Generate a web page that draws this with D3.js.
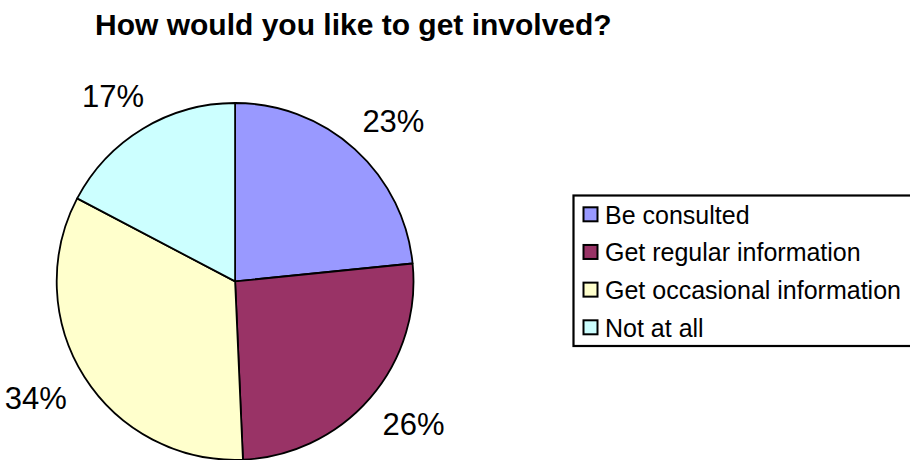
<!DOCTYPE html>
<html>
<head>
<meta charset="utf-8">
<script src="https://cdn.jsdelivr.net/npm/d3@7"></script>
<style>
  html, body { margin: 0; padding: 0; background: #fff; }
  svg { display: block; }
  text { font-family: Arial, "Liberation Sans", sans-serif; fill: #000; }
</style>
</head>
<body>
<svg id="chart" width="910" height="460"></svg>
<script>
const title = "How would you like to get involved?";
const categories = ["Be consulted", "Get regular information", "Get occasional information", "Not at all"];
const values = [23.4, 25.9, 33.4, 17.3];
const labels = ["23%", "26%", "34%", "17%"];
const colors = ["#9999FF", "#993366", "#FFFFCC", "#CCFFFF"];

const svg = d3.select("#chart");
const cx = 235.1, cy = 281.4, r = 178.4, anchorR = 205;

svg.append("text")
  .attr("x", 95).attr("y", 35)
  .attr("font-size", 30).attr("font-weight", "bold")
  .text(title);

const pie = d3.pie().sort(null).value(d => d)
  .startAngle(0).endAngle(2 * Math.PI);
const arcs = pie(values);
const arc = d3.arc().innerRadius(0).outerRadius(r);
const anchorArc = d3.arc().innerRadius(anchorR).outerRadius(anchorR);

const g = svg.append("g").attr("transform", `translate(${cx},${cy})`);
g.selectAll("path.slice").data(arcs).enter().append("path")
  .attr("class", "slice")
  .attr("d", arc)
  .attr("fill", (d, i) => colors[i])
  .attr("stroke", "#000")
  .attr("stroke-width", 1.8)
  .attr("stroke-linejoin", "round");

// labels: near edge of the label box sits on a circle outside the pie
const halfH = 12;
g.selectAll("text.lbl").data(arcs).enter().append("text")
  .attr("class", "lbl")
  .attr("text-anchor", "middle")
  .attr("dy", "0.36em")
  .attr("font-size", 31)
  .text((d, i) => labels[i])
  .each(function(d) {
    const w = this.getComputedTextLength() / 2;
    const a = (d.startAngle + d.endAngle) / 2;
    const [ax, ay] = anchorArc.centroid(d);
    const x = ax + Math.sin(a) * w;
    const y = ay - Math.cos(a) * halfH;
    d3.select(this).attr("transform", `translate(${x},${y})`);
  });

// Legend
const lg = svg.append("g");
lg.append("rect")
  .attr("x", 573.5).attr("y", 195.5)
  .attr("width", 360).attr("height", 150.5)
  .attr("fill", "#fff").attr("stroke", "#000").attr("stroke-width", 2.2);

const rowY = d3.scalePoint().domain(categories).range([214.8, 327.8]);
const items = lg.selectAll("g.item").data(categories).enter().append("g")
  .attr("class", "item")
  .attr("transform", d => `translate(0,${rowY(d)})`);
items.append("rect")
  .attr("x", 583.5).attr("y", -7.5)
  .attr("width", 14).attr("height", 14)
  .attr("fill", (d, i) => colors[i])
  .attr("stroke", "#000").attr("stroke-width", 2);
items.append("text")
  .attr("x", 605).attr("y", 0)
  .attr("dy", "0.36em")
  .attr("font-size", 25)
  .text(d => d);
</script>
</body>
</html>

—————

Make an exact copy of the listing above. Do not include the pictures.

Generate a web page that draws this with D3.js.
<!DOCTYPE html>
<html>
<head>
<meta charset="utf-8">
<script src="https://cdn.jsdelivr.net/npm/d3@7"></script>
<style>
  html, body { margin: 0; padding: 0; background: #fff; }
  svg { display: block; }
  text { font-family: Arial, "Liberation Sans", sans-serif; fill: #000; }
</style>
</head>
<body>
<svg id="chart" width="910" height="460"></svg>
<script>
const title = "How would you like to get involved?";
const categories = ["Be consulted", "Get regular information", "Get occasional information", "Not at all"];
const values = [23.4, 25.9, 33.4, 17.3];
const labels = ["23%", "26%", "34%", "17%"];
const colors = ["#9999FF", "#993366", "#FFFFCC", "#CCFFFF"];

const svg = d3.select("#chart");
const cx = 235.1, cy = 281.4, r = 178.4, anchorR = 205;

svg.append("text")
  .attr("x", 95).attr("y", 35)
  .attr("font-size", 30).attr("font-weight", "bold")
  .text(title);

const pie = d3.pie().sort(null).value(d => d)
  .startAngle(0).endAngle(2 * Math.PI);
const arcs = pie(values);
const arc = d3.arc().innerRadius(0).outerRadius(r);
const anchorArc = d3.arc().innerRadius(anchorR).outerRadius(anchorR);

const g = svg.append("g").attr("transform", `translate(${cx},${cy})`);
g.selectAll("path.slice").data(arcs).enter().append("path")
  .attr("class", "slice")
  .attr("d", arc)
  .attr("fill", (d, i) => colors[i])
  .attr("stroke", "#000")
  .attr("stroke-width", 1.8)
  .attr("stroke-linejoin", "round");

// labels: near edge of the label box sits on a circle outside the pie
const halfH = 12;
g.selectAll("text.lbl").data(arcs).enter().append("text")
  .attr("class", "lbl")
  .attr("text-anchor", "middle")
  .attr("dy", "0.36em")
  .attr("font-size", 31)
  .text((d, i) => labels[i])
  .each(function(d) {
    const w = this.getComputedTextLength() / 2;
    const a = (d.startAngle + d.endAngle) / 2;
    const [ax, ay] = anchorArc.centroid(d);
    const x = ax + Math.sin(a) * w;
    const y = ay - Math.cos(a) * halfH;
    d3.select(this).attr("transform", `translate(${x},${y})`);
  });

// Legend
const lg = svg.append("g");
lg.append("rect")
  .attr("x", 573.5).attr("y", 195.5)
  .attr("width", 360).attr("height", 150.5)
  .attr("fill", "#fff").attr("stroke", "#000").attr("stroke-width", 2.2);

const rowY = d3.scalePoint().domain(categories).range([214.8, 327.8]);
const items = lg.selectAll("g.item").data(categories).enter().append("g")
  .attr("class", "item")
  .attr("transform", d => `translate(0,${rowY(d)})`);
items.append("rect")
  .attr("x", 583.5).attr("y", -7.5)
  .attr("width", 14).attr("height", 14)
  .attr("fill", (d, i) => colors[i])
  .attr("stroke", "#000").attr("stroke-width", 2);
items.append("text")
  .attr("x", 605).attr("y", 0)
  .attr("dy", "0.36em")
  .attr("font-size", 25)
  .text(d => d);
</script>
</body>
</html>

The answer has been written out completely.